DURING NOVEMBER, scientists of Collins Radio Company and the National Bureau of Standards used the moon as a giant reflector to bounce ultra-high frequency signals part way across the country.

The earth distance involved in the experiments was about 800 miles (from Cedar Rapids, Iowa, to Sterling, Virginia) but theoretically the signal could have been relayed between any two observers able to “see” (astronomically) the moon at the same time. Thus, the experiments indicate the feasibility of using the moon as a natural relay station for radio communication between two distant points on the earth's surface.

On two occasions when the position of the moon was favorable, Collins and NBS scientists aimed antennas at the moon. Using a 20-kilowatt transmitter with power generated by an ultrahigh frequency experimental radio tube (a Resnatron), Collins scientists sent up a 418-megacycle coded signal from the Cedar Rapids laboratories. The moon served as a natural reflector to return an infinitesimal amount of radio energy to the NBS field station at Sterling, Virginia. The time interval for the one-half million miles from earth to moon to earth was two and one-half seconds.

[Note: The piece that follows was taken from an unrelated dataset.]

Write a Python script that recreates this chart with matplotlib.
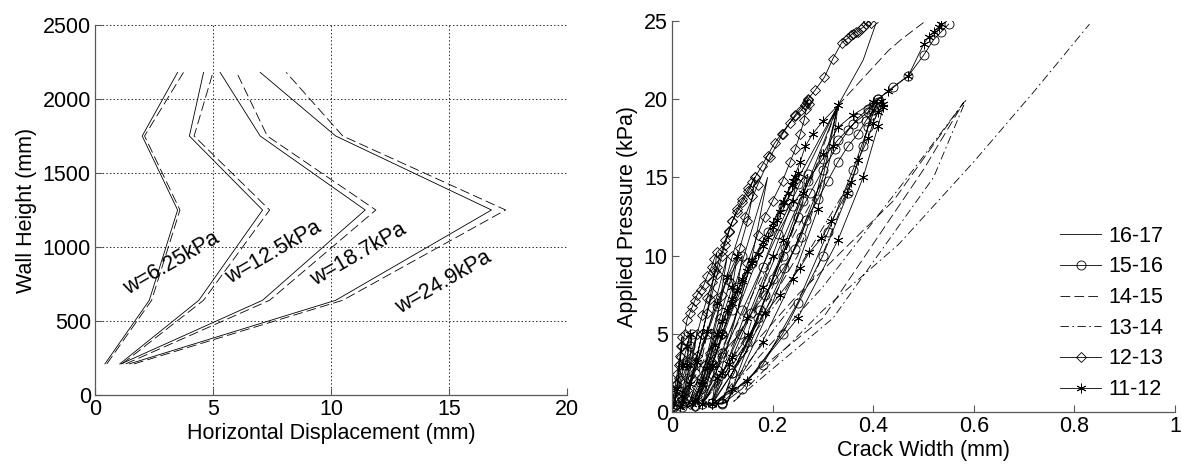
import matplotlib
matplotlib.use("Agg")
import matplotlib.pyplot as plt
import numpy as np

plt.rcParams['font.family'] = ['Liberation Sans', 'DejaVu Sans']
plt.rcParams['lines.scale_dashes'] = False

# ---------------- Left panel data: wall height vs horizontal displacement ----------------
heights = [210, 640, 1250, 1750, 2180]
loads = ['w=6.25kPa', 'w=12.5kPa', 'w=18.7kPa', 'w=24.9kPa']
disp_solid = {
    'w=6.25kPa': [0.42, 2.3, 3.5, 2.0, 3.5],
    'w=12.5kPa': [1.05, 4.4, 7.1, 4.0, 4.6],
    'w=18.7kPa': [1.1, 7.1, 11.45, 7.0, 5.3],
    'w=24.9kPa': [1.45, 10.2, 16.8, 10.2, 7.0],
}
disp_dashed = {
    'w=6.25kPa': [0.5, 2.4, 3.6, 2.1, 3.75],
    'w=12.5kPa': [1.15, 4.6, 7.4, 4.2, 5.0],
    'w=18.7kPa': [1.3, 7.4, 11.9, 7.3, 6.0],
    'w=24.9kPa': [1.65, 10.5, 17.4, 10.5, 8.1],
}
label_pos = {  # (x, height)
    'w=6.25kPa': (3.25, 890),
    'w=12.5kPa': (7.55, 960),
    'w=18.7kPa': (11.15, 946),
    'w=24.9kPa': (14.75, 763),
}

# ---------------- Right panel data: applied pressure vs crack width ----------------
series_names = ['16-17', '15-16', '14-15', '13-14', '12-13', '11-12']

cw_16_17 = [0.0, 0.03, 0.05, 0.035, 0.02,
            0.02, 0.07, 0.11, 0.09, 0.05,
            0.05, 0.12, 0.19, 0.16, 0.08,
            0.08, 0.2, 0.33, 0.3, 0.2, 0.11,
            0.06, 0.16, 0.26, 0.33, 0.28, 0.15, 0.08,
            0.11, 0.25, 0.33, 0.38, 0.405, 0.41]
p_16_17 = [0.3, 3.0, 5.0, 2.5, 0.3,
           0.3, 5.0, 10.0, 6.0, 0.5,
           0.5, 7.5, 15.0, 10.0, 0.6,
           0.6, 11.0, 19.6, 15.0, 7.0, 0.6,
           0.5, 9.0, 15.5, 19.6, 13.0, 4.0, 0.5,
           0.6, 13.0, 19.6, 22.5, 24.8, 24.9]

cw_15_16 = [0.0, 0.012, 0.025, 0.035, 0.04, 0.035, 0.025, 0.02,
            0.025, 0.045, 0.07, 0.09, 0.11, 0.14, 0.13, 0.1, 0.07, 0.045,
            0.05, 0.08, 0.12, 0.16, 0.19, 0.22, 0.25, 0.27, 0.26, 0.22, 0.17, 0.12, 0.08,
            0.08, 0.089, 0.1, 0.135, 0.158, 0.184, 0.222, 0.244, 0.257, 0.267, 0.29, 0.31,
            0.33, 0.35, 0.37, 0.385, 0.4, 0.41, 0.405, 0.395, 0.38, 0.35, 0.3, 0.22, 0.14, 0.1,
            0.06, 0.1, 0.14, 0.18, 0.21, 0.24, 0.27, 0.3, 0.33, 0.36, 0.39, 0.4, 0.41,
            0.39, 0.36, 0.31, 0.25, 0.18, 0.1,
            0.1, 0.12, 0.15, 0.175, 0.2, 0.225, 0.25, 0.275, 0.3, 0.325, 0.35, 0.37, 0.39,
            0.41, 0.44, 0.47, 0.5, 0.52, 0.535, 0.55]
p_15_16 = [0.3, 1.5, 3.0, 4.2, 5.0, 3.2, 1.2, 0.3,
           0.6, 2.5, 5.0, 6.8, 8.5, 10.0, 8.0, 5.0, 2.0, 0.4,
           0.8, 3.0, 6.5, 9.5, 11.5, 13.2, 14.6, 15.2, 13.5, 10.0, 6.0, 2.5, 0.6,
           0.6, 2.7, 3.8, 5.0, 6.3, 7.5, 9.2, 10.4, 11.2, 12.3, 13.6, 14.8,
           16.0, 17.0, 17.8, 18.6, 19.3, 19.8, 19.5, 19.0, 17.0, 14.0, 10.0, 5.0, 1.5, 0.5,
           0.5, 3.5, 6.5, 9.3, 11.4, 13.2, 14.8, 16.2, 17.4, 18.4, 19.2, 19.6, 20.0,
           18.2, 15.5, 11.5, 7.0, 3.0, 0.6,
           0.6, 2.5, 4.5, 6.5, 8.5, 10.5, 12.5, 14.0, 15.5, 16.8, 18.0, 18.8, 19.4,
           20.0, 20.8, 21.5, 22.8, 23.8, 24.3, 24.8]

cw_14_15 = [0.0, 0.04, 0.07, 0.05, 0.03,
            0.03, 0.09, 0.16, 0.12, 0.05,
            0.05, 0.17, 0.3, 0.25, 0.08,
            0.065, 0.25, 0.44, 0.58, 0.5, 0.3, 0.1,
            0.1, 0.2, 0.33, 0.43, 0.455, 0.50]
p_14_15 = [0.2, 3.0, 5.0, 2.0, 0.3,
           0.3, 5.0, 9.8, 5.5, 0.6,
           0.6, 7.0, 14.8, 10.0, 0.8,
           0.8, 7.5, 13.5, 19.8, 15.5, 6.0, 0.8,
           0.8, 8.0, 19.6, 23.1, 23.8, 24.9]

cw_13_14 = [0.0, 0.05, 0.09, 0.06, 0.04,
            0.04, 0.12, 0.2, 0.15, 0.06,
            0.06, 0.22, 0.36, 0.28, 0.09,
            0.09, 0.3, 0.48, 0.585, 0.52, 0.32, 0.12,
            0.12, 0.3, 0.45, 0.6, 0.72, 0.83]
p_13_14 = [0.2, 2.5, 5.0, 2.0, 0.3,
           0.3, 5.0, 10.0, 5.0, 0.5,
           0.5, 7.5, 15.0, 8.5, 0.6,
           0.6, 8.0, 15.5, 20.0, 15.0, 6.0, 0.6,
           0.6, 6.5, 10.7, 16.0, 20.5, 24.8]

cw_12_13 = [0.0, 0.002, 0.004, 0.007, 0.01, 0.013, 0.016, 0.018, 0.02, 0.017, 0.013, 0.008, 0.005,
            0.006, 0.01, 0.015, 0.02, 0.025, 0.03, 0.035, 0.04, 0.045, 0.05, 0.057, 0.063, 0.07,
            0.079, 0.084, 0.089, 0.085, 0.075, 0.06, 0.045, 0.03, 0.02,
            0.02, 0.03, 0.04, 0.05, 0.06, 0.07, 0.08, 0.09, 0.099, 0.106, 0.113, 0.12, 0.13, 0.14,
            0.152, 0.16, 0.165, 0.16, 0.15, 0.135, 0.115, 0.095, 0.075, 0.05, 0.035,
            0.03, 0.04, 0.05, 0.06, 0.07, 0.08, 0.09, 0.099, 0.105, 0.113, 0.12, 0.13, 0.14, 0.152,
            0.165, 0.178, 0.19, 0.204, 0.218, 0.234, 0.245, 0.257, 0.264, 0.271, 0.268, 0.272, 0.266,
            0.263, 0.255, 0.245, 0.235, 0.22, 0.2, 0.184, 0.17, 0.15, 0.13, 0.1, 0.08, 0.06, 0.045,
            0.05, 0.065, 0.08, 0.1, 0.12, 0.145, 0.17, 0.195, 0.22, 0.245, 0.27, 0.285, 0.303, 0.32,
            0.337, 0.345, 0.35, 0.355, 0.36, 0.365, 0.37, 0.375, 0.38, 0.385, 0.39, 0.395]
p_12_13 = [0.3, 0.8, 1.2, 1.8, 2.4, 3.0, 3.6, 4.2, 4.8, 3.5, 2.2, 1.0, 0.3,
           0.8, 1.8, 3.1, 4.2, 5.0, 5.9, 6.3, 6.7, 7.1, 7.5, 7.8, 8.1, 8.7,
           9.3, 9.8, 10.2, 9.0, 7.2, 5.0, 3.0, 1.4, 0.5,
           0.8, 2.2, 3.6, 5.0, 6.2, 7.3, 8.3, 9.3, 10.3, 11.0, 11.6, 12.2, 12.8, 13.4,
           14.1, 14.7, 15.0, 13.8, 12.2, 10.5, 8.3, 6.0, 3.8, 1.6, 0.5,
           0.8, 2.2, 3.6, 5.0, 6.3, 7.6, 8.8, 10.0, 10.7, 11.5, 12.2, 13.0, 13.6, 14.3,
           15.0, 15.7, 16.4, 17.2, 17.8, 18.5, 18.9, 19.3, 19.6, 19.95, 19.8, 19.7, 19.4,
           18.7, 17.8, 16.8, 16.0, 14.8, 13.5, 12.5, 11.3, 9.5, 7.5, 5.0, 3.2, 1.5, 0.4,
           1.0, 3.0, 5.0, 7.5, 10.0, 12.5, 14.5, 16.3, 17.8, 19.0, 20.0, 20.6, 21.4, 22.6,
           23.6, 23.8, 23.9, 24.1, 24.2, 24.3, 24.3, 24.5, 24.6, 24.8, 25.0, 24.9]

cw_11_12 = [0.0, 0.01, 0.02, 0.03, 0.035, 0.03, 0.02, 0.015,
            0.02, 0.035, 0.05, 0.07, 0.09, 0.11, 0.13, 0.12, 0.09, 0.06, 0.04,
            0.045, 0.06, 0.07, 0.085, 0.1, 0.11, 0.12, 0.13, 0.14, 0.15, 0.16, 0.17, 0.18, 0.19,
            0.2, 0.208, 0.215, 0.222, 0.23, 0.238, 0.245, 0.25,
            0.24, 0.2, 0.15, 0.1, 0.06,
            0.06, 0.08, 0.1, 0.12, 0.14, 0.16, 0.18, 0.2, 0.22, 0.24, 0.255, 0.265, 0.28, 0.3, 0.33,
            0.32, 0.29, 0.24, 0.18, 0.12, 0.08,
            0.06, 0.09, 0.113, 0.152, 0.185, 0.214, 0.254, 0.273, 0.297, 0.317, 0.347, 0.356,
            0.37, 0.39, 0.40, 0.41, 0.42, 0.415, 0.42, 0.41, 0.38, 0.33, 0.25, 0.15, 0.08,
            0.08, 0.12, 0.18, 0.22, 0.26, 0.3, 0.33, 0.36, 0.40, 0.43, 0.47, 0.5, 0.51, 0.52, 0.53, 0.535]
p_11_12 = [0.3, 1.5, 3.0, 4.2, 5.0, 3.0, 1.0, 0.3,
           0.5, 1.8, 3.2, 5.2, 7.0, 8.6, 10.0, 8.0, 5.0, 2.0, 0.5,
           0.8, 1.8, 2.8, 4.3, 5.8, 6.5, 7.2, 7.8, 8.4, 9.0, 9.5, 10.1, 10.6, 11.2,
           11.8, 12.3, 12.8, 13.4, 14.0, 14.5, 15.0, 15.3,
           13.5, 10.0, 6.0, 2.5, 0.5,
           0.5, 3.0, 5.0, 7.0, 8.5, 9.7, 10.9, 12.1, 13.4, 14.8, 16.0, 17.0, 17.8, 18.6, 19.6,
           17.0, 13.0, 8.5, 4.5, 1.5, 0.5,
           0.5, 2.2, 3.1, 4.9, 6.3, 7.5, 9.2, 10.2, 11.1, 12.2, 14.0, 14.7,
           16.1, 17.5, 18.5, 19.2, 19.7, 19.9, 19.5, 18.3, 15.0, 11.0, 6.0, 2.0, 0.5,
           0.5, 3.5, 8.0, 11.0, 14.0, 16.5, 18.2, 19.0, 19.8, 20.5, 21.5, 23.5, 24.0, 24.3, 24.6, 24.8]

series_x = [cw_16_17, cw_15_16, cw_14_15, cw_13_14, cw_12_13, cw_11_12]
series_y = [p_16_17, p_15_16, p_14_15, p_13_14, p_12_13, p_11_12]

# ---------------- Styles ----------------
FS = 15.5
DASH = (0, (7.0, 3.0))
DASHDOT = (0, (6.0, 2.5, 1.2, 2.5))
styles = [
    dict(linestyle='-', marker=None),
    dict(linestyle='-', marker='o'),
    dict(linestyle=DASH, marker=None),
    dict(linestyle=DASHDOT, marker=None),
    dict(linestyle='-', marker='D'),
    dict(linestyle='-', marker=(6, 2, 0)),
]
marker_sizes = [0, 6.5, 0, 0, 5.0, 7.0]

fig = plt.figure(figsize=(11.82, 4.68), dpi=100)

# ---------------- Left axes ----------------
ax1 = fig.add_axes([95 / 1182, 1 - 395 / 468, 472 / 1182, 370 / 468])
for name in loads:
    ax1.plot(disp_solid[name], heights, color='k', lw=0.6, linestyle='-')
    ax1.plot(disp_dashed[name], heights, color='k', lw=0.6, linestyle=DASH)
    lx, ly = label_pos[name]
    ax1.text(lx, ly, name, rotation=30, ha='center', va='center', fontsize=FS,
             rotation_mode='anchor')
ax1.set_xlim(0, 20)
ax1.set_ylim(0, 2500)
ax1.set_xticks([0, 5, 10, 15, 20])
ax1.set_yticks([0, 500, 1000, 1500, 2000, 2500])
ax1.grid(True, color='k', linestyle=(0, (1.0, 1.6)), linewidth=0.6)
ax1.set_xlabel('Horizontal Displacement (mm)', fontsize=FS, labelpad=2)
ax1.set_ylabel('Wall Height (mm)', fontsize=FS, labelpad=4)

# ---------------- Right axes ----------------
ax2 = fig.add_axes([672 / 1182, 1 - 412 / 468, 503 / 1182, 391 / 468])
for name, xs, ys, st, ms in zip(series_names, series_x, series_y, styles, marker_sizes):
    ax2.plot(xs, ys, color='k', lw=0.6, linestyle=st['linestyle'], marker=st['marker'],
             markersize=ms, markerfacecolor='none', markeredgecolor='k',
             markeredgewidth=0.6, label=name)
ax2.set_xlim(0, 1)
ax2.set_ylim(0, 25)
ax2.set_xticks([0, 0.2, 0.4, 0.6, 0.8, 1])
ax2.set_xticklabels(['0', '0.2', '0.4', '0.6', '0.8', '1'])
ax2.set_yticks([0, 5, 10, 15, 20, 25])
ax2.set_xlabel('Crack Width (mm)', fontsize=FS, labelpad=2)
ax2.set_ylabel('Applied Pressure (kPa)', fontsize=FS, labelpad=4)
leg = ax2.legend(loc='lower right', bbox_to_anchor=(1.0, 0.0), frameon=False,
                 fontsize=FS, handlelength=1.9, handletextpad=0.33,
                 labelspacing=0.45, borderaxespad=0.15)

for ax in (ax1, ax2):
    for side in ('top', 'right'):
        ax.spines[side].set_visible(False)
    for side in ('left', 'bottom'):
        ax.spines[side].set_color('0.35')
        ax.spines[side].set_linewidth(0.9)
    ax.tick_params(direction='in', length=5, width=0.8, color='0.35',
                   labelsize=FS, pad=3)
    ax.set_facecolor('white')

fig.savefig('out.png', dpi=100, facecolor='white')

NBS scientists recorded the coded signal on a magnetic tape. Decoding revealed its message had been heard in the vicinity before. It was the same historic message, “What hath God wrought!” used by Samuel Morse on May 24, 1844, over his new telegraph line from Washington to Baltimore.

The first radio contact with the moon was made nearly six years ago by the U.S. Army Signal Corps at Belmar, New Jersey. The Signal Corps 100-megacycle signal sent by a modified war surplus radar set was received at the transmitting site. Again in 1950 an Australian group obtained moon echoes on 20 megacycles using equipment and techniques normally employed for the London-Australia shortwave broadcast service. The Collins-NBS experiment is the first use of ultrahigh frequencies for the purpose, and the first to send a long distance message via the moon.

The 75-foot “tapered wave guide” antenna shown above at Collins Aeronautical Laboratory “funneled” the radio signals to the moon

Use of this method as means of practical point-to-point communication on the earth is only speculative, awaiting further investigation of the constancy of the signal and other possible effects not fully understood at the present time. Such investigation may reveal more information about the moon's reflecting surface and the effect of its motion upon the reflected wave. But if practical use could be made of the moon as a reflector, it would provide a means of extending communication on the ultra-high frequency band well beyond the horizon which now limits the range because of the quasi-optical (line of sight) propagation of these frequencies.

Specially constructed for the experiments was a 75-foot “tapered wave guide horn” antenna, installed at Collins laboratories at the Cedar Rapids municipal airport. Shaped like a huge funnel, the antenna directed the radio signals at the moon. On the trip back to earth the signals were received by a 30-foot parabolic reflector at the NBS field station.

The Resnatron tube, whose development has been pioneered at Collins, (it originated at the University of California), is probably the only type of tube which can be used at the ultra-high frequencies to provide the necessary amount of power on a continuous basis. Other tubes could provide sufficient power only on a pulse basis (in short bursts). Cooled by a liquid system, the Resnatron dissipates the large amount of heat built up by the high power output. Without such a coolant, the average pulse tube has a very low power level.